* Your instructions
Leave out the pictures and transcribe everything else exactly.

═════ Available data

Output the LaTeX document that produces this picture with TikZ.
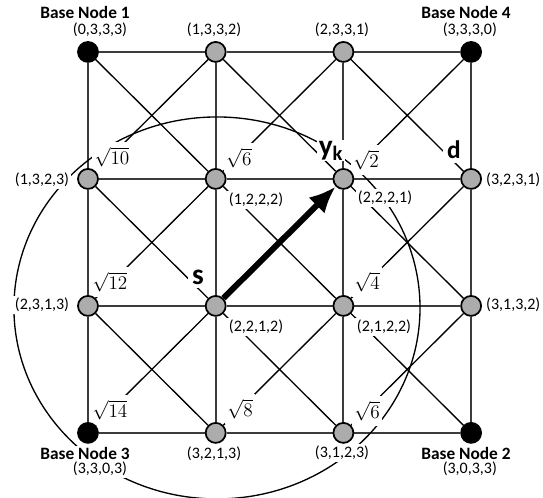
\documentclass[tikz,border=0pt]{standalone}
\usepackage{fontspec}
\setmainfont{Carlito}
\usetikzlibrary{arrows.meta, backgrounds}
\definecolor{nodeGray}{RGB}{172,172,172}
\definecolor{gridGray}{RGB}{60,60,60}

\begin{document}
\begin{tikzpicture}[x=3.367cm, y=3.348cm,
    vertex/.style={circle, draw=black, line width=1.3pt, fill=nodeGray,
        minimum size=15pt, inner sep=0pt},
    basevertex/.style={vertex, fill=black},
    gridline/.style={draw=gridGray, line width=1.4pt},
    diagline/.style={draw=black, line width=1pt},
    coordlabel/.style={fill=white, inner sep=1.5pt, font=\fontsize{12}{14}\selectfont},
    baselabel/.style={fill=white, inner sep=1pt, font=\bfseries\fontsize{13}{15}\selectfont},
    distlabel/.style={fill=white, inner xsep=2pt, inner ysep=4pt, font=\fontsize{13.5}{16}\selectfont},
    namelabel/.style={fill=white, inner sep=3pt, font=\bfseries\fontsize{22}{24}\selectfont}]

    \useasboundingbox (-0.689,-0.512) rectangle (3.563,3.409);

    % NODES
    % Row 3 (top)
    \node[basevertex] (n03) at (0,3) {};
    \node[vertex] (n13) at (1,3) {};
    \node[vertex] (n23) at (2,3) {};
    \node[basevertex] (n33) at (3,3) {};
    % Row 2
    \node[vertex] (n02) at (0,2) {};
    \node[vertex] (n12) at (1,2) {};
    \node[vertex] (n22) at (2,2) {};
    \node[vertex] (n32) at (3,2) {};
    % Row 1
    \node[vertex] (n01) at (0,1) {};
    \node[vertex] (n11) at (1,1) {};
    \node[vertex] (n21) at (2,1) {};
    \node[vertex] (n31) at (3,1) {};
    % Row 0 (bottom)
    \node[basevertex] (n00) at (0,0) {};
    \node[vertex] (n10) at (1,0) {};
    \node[vertex] (n20) at (2,0) {};
    \node[basevertex] (n30) at (3,0) {};

    \begin{scope}[on background layer]
    % GRID
    \draw[gridline] (n03) -- (n13) -- (n23) -- (n33);
    \draw[gridline] (n02) -- (n12) -- (n22) -- (n32);
    \draw[gridline] (n01) -- (n11) -- (n21) -- (n31);
    \draw[gridline] (n00) -- (n10) -- (n20) -- (n30);
    \draw[gridline] (n00) -- (n01) -- (n02) -- (n03);
    \draw[gridline] (n10) -- (n11) -- (n12) -- (n13);
    \draw[gridline] (n20) -- (n21) -- (n22) -- (n23);
    \draw[gridline] (n30) -- (n31) -- (n32) -- (n33);

    % DIAGONALS
    \draw[diagline] (n01) -- (n10);
    \draw[diagline] (n02) -- (n11) -- (n20);
    \draw[diagline] (n03) -- (n12) -- (n21) -- (n30);
    \draw[diagline] (n13) -- (n22) -- (n31);
    \draw[diagline] (n23) -- (n32);
    \draw[diagline] (n00) -- (n11);
    \draw[diagline] (n22) -- (n33);
    \draw[diagline] (n01) -- (n12) -- (n23);
    \draw[diagline] (n02) -- (n13);
    \draw[diagline] (n10) -- (n21) -- (n32);
    \draw[diagline] (n20) -- (n31);

    % RING AROUND s
    \draw[diagline] (1.01,0.984) ellipse [x radius=1.59, y radius=1.504];

    % COORDINATE LABELS
    \node[coordlabel] (c03) at (0.094,3.173) {(0,3,3,3)};
    \node[coordlabel] (c13) at (0.987,3.173) {(1,3,3,2)};
    \node[coordlabel] (c23) at (1.989,3.173) {(2,3,3,1)};
    \node[coordlabel] (c33) at (2.99,3.173) {(3,3,3,0)};
    \node[coordlabel] (c02) at (-0.36,1.99) {(1,3,2,3)};
    \node[coordlabel] (c12) at (1.316,1.835) {(1,2,2,2)};
    \node[coordlabel] (c22) at (2.326,1.85) {(2,2,2,1)};
    \node[coordlabel] (c32) at (3.33,1.99) {(3,2,3,1)};
    \node[coordlabel] (c01) at (-0.36,1.008) {(2,3,1,3)};
    \node[coordlabel] (c11) at (1.316,0.835) {(2,2,1,2)};
    \node[coordlabel] (c21) at (2.318,0.835) {(2,1,2,2)};
    \node[coordlabel] (c31) at (3.33,1.008) {(3,1,3,2)};
    \node[coordlabel] (c00) at (0.094,-0.283) {(3,3,0,3)};
    \node[coordlabel] (c10) at (0.987,-0.165) {(3,2,1,3)};
    \node[coordlabel] (c20) at (1.989,-0.157) {(3,1,2,3)};
    \node[coordlabel] (c30) at (2.99,-0.283) {(3,0,3,3)};

    % BASE NODES
    \node[baselabel] (b1) at (-0.023,3.307) {Base Node 1};
    \node[baselabel] (b4) at (2.96,3.307) {Base Node 4};
    \node[baselabel] (b3) at (-0.023,-0.161) {Base Node 3};
    \node[baselabel] (b2) at (2.96,-0.161) {Base Node 2};

    % DISTANCES
    \node[distlabel] (q02) at (0.188,2.173) {$\sqrt{10}$};
    \node[distlabel] (q12) at (1.182,2.165) {$\sqrt{6}$};
    \node[distlabel] (q22) at (2.177,2.15) {$\sqrt{2}$};
    \node[distlabel] (q01) at (0.172,1.189) {$\sqrt{12}$};
    \node[distlabel] (q21) at (2.185,1.189) {$\sqrt{4}$};
    \node[distlabel] (q00) at (0.172,0.181) {$\sqrt{14}$};
    \node[distlabel] (q10) at (1.19,0.189) {$\sqrt{8}$};
    \node[distlabel] (q20) at (2.185,0.173) {$\sqrt{6}$};

    % s, d, y_k
    \node[namelabel, inner sep=1pt] (yk) at (1.903,2.224) {y\textsubscript{k}};
    \node[namelabel, font=\bfseries\fontsize{19}{21}\selectfont] (dst) at (2.866,2.228) {d};
    \node[namelabel] (src) at (0.861,1.228) {s};
    \end{scope}

    % PATH s -> y_k
    \draw[line width=4.5pt, -{Latex[length=20pt,width=17pt]}] (n11) -- (n22);
\end{tikzpicture}
\end{document}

══════════

* Answer to the problem
Output the LaTeX document that produces this picture with TikZ.
\documentclass[tikz,border=0pt]{standalone}
\usepackage{fontspec}
\setmainfont{Carlito}
\usetikzlibrary{arrows.meta, backgrounds}
\definecolor{nodeGray}{RGB}{172,172,172}
\definecolor{gridGray}{RGB}{60,60,60}

\begin{document}
\begin{tikzpicture}[x=3.367cm, y=3.348cm,
    vertex/.style={circle, draw=black, line width=1.3pt, fill=nodeGray,
        minimum size=15pt, inner sep=0pt},
    basevertex/.style={vertex, fill=black},
    gridline/.style={draw=gridGray, line width=1.4pt},
    diagline/.style={draw=black, line width=1pt},
    coordlabel/.style={fill=white, inner sep=1.5pt, font=\fontsize{12}{14}\selectfont},
    baselabel/.style={fill=white, inner sep=1pt, font=\bfseries\fontsize{13}{15}\selectfont},
    distlabel/.style={fill=white, inner xsep=2pt, inner ysep=4pt, font=\fontsize{13.5}{16}\selectfont},
    namelabel/.style={fill=white, inner sep=3pt, font=\bfseries\fontsize{22}{24}\selectfont}]

    \useasboundingbox (-0.689,-0.512) rectangle (3.563,3.409);

    % NODES
    % Row 3 (top)
    \node[basevertex] (n03) at (0,3) {};
    \node[vertex] (n13) at (1,3) {};
    \node[vertex] (n23) at (2,3) {};
    \node[basevertex] (n33) at (3,3) {};
    % Row 2
    \node[vertex] (n02) at (0,2) {};
    \node[vertex] (n12) at (1,2) {};
    \node[vertex] (n22) at (2,2) {};
    \node[vertex] (n32) at (3,2) {};
    % Row 1
    \node[vertex] (n01) at (0,1) {};
    \node[vertex] (n11) at (1,1) {};
    \node[vertex] (n21) at (2,1) {};
    \node[vertex] (n31) at (3,1) {};
    % Row 0 (bottom)
    \node[basevertex] (n00) at (0,0) {};
    \node[vertex] (n10) at (1,0) {};
    \node[vertex] (n20) at (2,0) {};
    \node[basevertex] (n30) at (3,0) {};

    \begin{scope}[on background layer]
    % GRID
    \draw[gridline] (n03) -- (n13) -- (n23) -- (n33);
    \draw[gridline] (n02) -- (n12) -- (n22) -- (n32);
    \draw[gridline] (n01) -- (n11) -- (n21) -- (n31);
    \draw[gridline] (n00) -- (n10) -- (n20) -- (n30);
    \draw[gridline] (n00) -- (n01) -- (n02) -- (n03);
    \draw[gridline] (n10) -- (n11) -- (n12) -- (n13);
    \draw[gridline] (n20) -- (n21) -- (n22) -- (n23);
    \draw[gridline] (n30) -- (n31) -- (n32) -- (n33);

    % DIAGONALS
    \draw[diagline] (n01) -- (n10);
    \draw[diagline] (n02) -- (n11) -- (n20);
    \draw[diagline] (n03) -- (n12) -- (n21) -- (n30);
    \draw[diagline] (n13) -- (n22) -- (n31);
    \draw[diagline] (n23) -- (n32);
    \draw[diagline] (n00) -- (n11);
    \draw[diagline] (n22) -- (n33);
    \draw[diagline] (n01) -- (n12) -- (n23);
    \draw[diagline] (n02) -- (n13);
    \draw[diagline] (n10) -- (n21) -- (n32);
    \draw[diagline] (n20) -- (n31);

    % RING AROUND s
    \draw[diagline] (1.01,0.984) ellipse [x radius=1.59, y radius=1.504];

    % COORDINATE LABELS
    \node[coordlabel] (c03) at (0.094,3.173) {(0,3,3,3)};
    \node[coordlabel] (c13) at (0.987,3.173) {(1,3,3,2)};
    \node[coordlabel] (c23) at (1.989,3.173) {(2,3,3,1)};
    \node[coordlabel] (c33) at (2.99,3.173) {(3,3,3,0)};
    \node[coordlabel] (c02) at (-0.36,1.99) {(1,3,2,3)};
    \node[coordlabel] (c12) at (1.316,1.835) {(1,2,2,2)};
    \node[coordlabel] (c22) at (2.326,1.85) {(2,2,2,1)};
    \node[coordlabel] (c32) at (3.33,1.99) {(3,2,3,1)};
    \node[coordlabel] (c01) at (-0.36,1.008) {(2,3,1,3)};
    \node[coordlabel] (c11) at (1.316,0.835) {(2,2,1,2)};
    \node[coordlabel] (c21) at (2.318,0.835) {(2,1,2,2)};
    \node[coordlabel] (c31) at (3.33,1.008) {(3,1,3,2)};
    \node[coordlabel] (c00) at (0.094,-0.283) {(3,3,0,3)};
    \node[coordlabel] (c10) at (0.987,-0.165) {(3,2,1,3)};
    \node[coordlabel] (c20) at (1.989,-0.157) {(3,1,2,3)};
    \node[coordlabel] (c30) at (2.99,-0.283) {(3,0,3,3)};

    % BASE NODES
    \node[baselabel] (b1) at (-0.023,3.307) {Base Node 1};
    \node[baselabel] (b4) at (2.96,3.307) {Base Node 4};
    \node[baselabel] (b3) at (-0.023,-0.161) {Base Node 3};
    \node[baselabel] (b2) at (2.96,-0.161) {Base Node 2};

    % DISTANCES
    \node[distlabel] (q02) at (0.188,2.173) {$\sqrt{10}$};
    \node[distlabel] (q12) at (1.182,2.165) {$\sqrt{6}$};
    \node[distlabel] (q22) at (2.177,2.15) {$\sqrt{2}$};
    \node[distlabel] (q01) at (0.172,1.189) {$\sqrt{12}$};
    \node[distlabel] (q21) at (2.185,1.189) {$\sqrt{4}$};
    \node[distlabel] (q00) at (0.172,0.181) {$\sqrt{14}$};
    \node[distlabel] (q10) at (1.19,0.189) {$\sqrt{8}$};
    \node[distlabel] (q20) at (2.185,0.173) {$\sqrt{6}$};

    % s, d, y_k
    \node[namelabel, inner sep=1pt] (yk) at (1.903,2.224) {y\textsubscript{k}};
    \node[namelabel, font=\bfseries\fontsize{19}{21}\selectfont] (dst) at (2.866,2.228) {d};
    \node[namelabel] (src) at (0.861,1.228) {s};
    \end{scope}

    % PATH s -> y_k
    \draw[line width=4.5pt, -{Latex[length=20pt,width=17pt]}] (n11) -- (n22);
\end{tikzpicture}
\end{document}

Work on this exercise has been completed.